In effetti, la riforma Renzi deve affrontare tre vincoli stringenti che vorrebbe trasformare in risorse grazie alla predisposizione di opportuni “meccanismi di conversione”. Primo, i principali partiti con aspirazioni di governo sono partiti ridotti a “taglie piccole”, ciò si è verificato dal ’94, oggi oscillano tra il 20 e il 25% o poco più. Troppo poco per essere a vocazione maggioritaria nel Paese, quindi hanno bisogno di norme che costruiscono maggioranze artificiali. Secondo, le squadre in campo sono coalizioni e qui il punto diventa se e come il socio di maggioranza (molto relativa) riesca a controllare soci minoritari e irrequieti. Si è suggerito che, nei regimi parlamentari, le coalizioni si dovrebbero costruire eventualmente dopo le elezioni (come in Inghilterra o in Germania), Italicum persevera nella direzione opposta, resta comunque il fatto che coalizioni eterogenee e frammentate sono un “problema” per l’azione di governo. Terzo, i partiti che si definiscono come i “naturali” aspiranti al governo del Paese devono fronteggiare ancora una volta la sfida di un outsider. Oggi, il M5S e Grillo, ieri Fi di Berlusconi e la Lega (allora) di Bossi. Il doppio turno, in genere, è un buon modo per ridurre i margini di manovra di forze politiche non coalizzabili perché tendenti alla radicalizzazione. A questi tre aspetti, se ne può aggiungere un quarto. La consapevolezza che oramai in Italia la politica non sia più un fatto di identità condivise, di soggetti collettivi, di forze politiche ma che sia semplicemente una competizione tra squadre di leader dove tutto il resto, a partire dai programmi, diventa strumentale.       
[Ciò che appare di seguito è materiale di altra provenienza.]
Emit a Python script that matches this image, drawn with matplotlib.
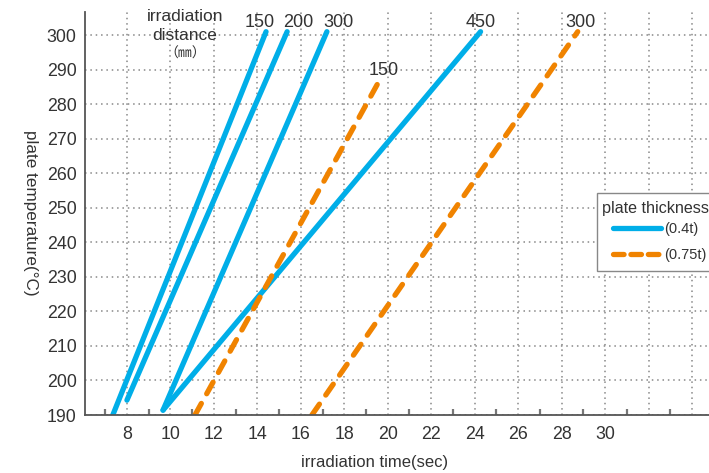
import numpy as np
import matplotlib.pyplot as plt
from matplotlib.patches import Rectangle

plt.rcParams['font.family'] = ['Liberation Sans', 'Noto Sans CJK JP']

# irradiation time (sec) vs plate temperature (C), end points of each line
# plate thickness 0.4t, irradiation distance 150/200/300/450 mm
t_150 = [7.35, 14.4]
T_150 = [190, 301]
t_200 = [8.0, 15.37]
T_200 = [194.3, 301]
t_300 = [9.66, 17.2]
T_300 = [191.4, 301]
t_450 = [9.66, 24.27]
T_450 = [191.4, 301]
# plate thickness 0.75t, distance 150/300 mm
t2_150 = [11.13, 19.69]
T2_150 = [190, 287.7]
t2_300 = [16.51, 28.74]
T2_300 = [190, 301]

x_labels = [8, 10, 12, 14, 16, 18, 20, 22, 24, 26, 28, 30]
y_ticks = np.arange(190, 301, 10)

blue = '#00aee8'
orange = '#f08300'
txt = '#333333'

fig = plt.figure(figsize=(7.09, 4.73), dpi=100)
ax = fig.add_axes([85/709, 58/473, 624/709, 403/473])

lw = 3.8
for t, T in [(t_150, T_150), (t_200, T_200), (t_300, T_300), (t_450, T_450)]:
    ax.plot(t, T, color=blue, lw=lw, solid_capstyle='round')
for t, T in [(t2_150, T2_150), (t2_300, T2_300)]:
    ax.plot(t, T, color=orange, lw=lw, linestyle=(0, (2.5, 2.1)), dash_capstyle='round')

# legend handles
ax.plot([], [], color=blue, lw=lw, solid_capstyle='round', label='(0.4t)')
ax.plot([], [], color=orange, lw=lw, linestyle=(0, (2.0, 1.3)), dash_capstyle='round', label='(0.75t)')

ax.set_xlim(6.07, 34.78)
ax.set_ylim(190, 306.7)

ax.set_xticks(np.arange(8, 35, 2))
ax.set_xticklabels([str(v) if v in x_labels else '' for v in range(8, 35, 2)])
ax.set_xticks(np.arange(7, 35, 2), minor=True)
ax.set_yticks(y_ticks)

ax.tick_params(axis='x', which='major', length=0, pad=8, labelsize=12.8, labelcolor=txt)
ax.tick_params(axis='x', which='minor', direction='in', length=4, width=1.6, color='#777777')
ax.tick_params(axis='y', length=0, pad=6, labelsize=12.8, labelcolor=txt)

ax.grid(True, which='major', linestyle=(0, (1, 2.5)), color='#888888', lw=1.1)
ax.set_axisbelow(True)

for s in ['top', 'right']:
    ax.spines[s].set_visible(False)
for s in ['left', 'bottom']:
    ax.spines[s].set_color('#555555')
    ax.spines[s].set_linewidth(1.3)

# line labels
kw = dict(ha='center', va='center', fontsize=13, color=txt, clip_on=False)
ax.text(14.12, 303.8, '150', **kw)
ax.text(15.87, 303.8, '200', **kw)
ax.text(17.71, 303.8, '300', **kw)
ax.text(24.29, 303.8, '450', **kw)
ax.text(28.85, 303.8, '300', **kw)
ax.text(19.83, 289.9, '150', **kw)

ax.text(10.67, 305.3, 'irradiation', ha='center', va='center', fontsize=12.5, color=txt)
ax.text(10.67, 299.8, 'distance', ha='center', va='center', fontsize=12.5, color=txt)
ax.text(10.67, 294.6, '（㎜）', ha='center', va='center', fontsize=10, color=txt,
        family=['Noto Sans CJK JP', 'DejaVu Sans'])

fig.text(30/709, 1 - 213/473, 'plate temperature(°C)', rotation=270,
         ha='center', va='center', fontsize=12.3, color=txt)
fig.text(375/709, 1 - 462/473, 'irradiation time(sec)', ha='center', va='center',
         fontsize=12, color=txt)

# legend: frame and title drawn by hand, entries from ax.legend
ax.add_patch(Rectangle((597/709, 1 - 271/473), 130/709, 78/473,
                       transform=fig.transFigure, facecolor='white', clip_on=False,
                       edgecolor='#888888', lw=1.0, zorder=5))
ax.text(602/709, 1 - 208/473, 'plate thickness', ha='left', va='center',
        transform=fig.transFigure, fontsize=11.6, color=txt, zorder=6)
leg = ax.legend(loc='upper left', bbox_to_anchor=(613/709, 1 - 222/473),
                bbox_transform=fig.transFigure, frameon=False,
                fontsize=10.5, handlelength=3.3, handletextpad=0.2,
                borderaxespad=0, borderpad=0, labelspacing=0.85)
leg.set_zorder(7)
for t in leg.get_texts():
    t.set_color(txt)

fig.savefig('out.png', dpi=100)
     Ma può una riforma, che è fatta da norme e congegni tecnici, risolvere per incantesimo il vuoto di una politica (sempre meno) di massa? Possiamo confidare solo sulla riforma elettorale per far fronte ai problemi di leadership (troppo forte a destra e troppo debole a sinistra), di fiducia con i cittadini e di qualità complessiva della nostra democrazia? Può la riforma creare partiti coesi e coalizioni “viabili”? E a che ci serve la riforma elettorale se poi le decisioni più importanti vengono prese da istituzioni e attori extranazionali?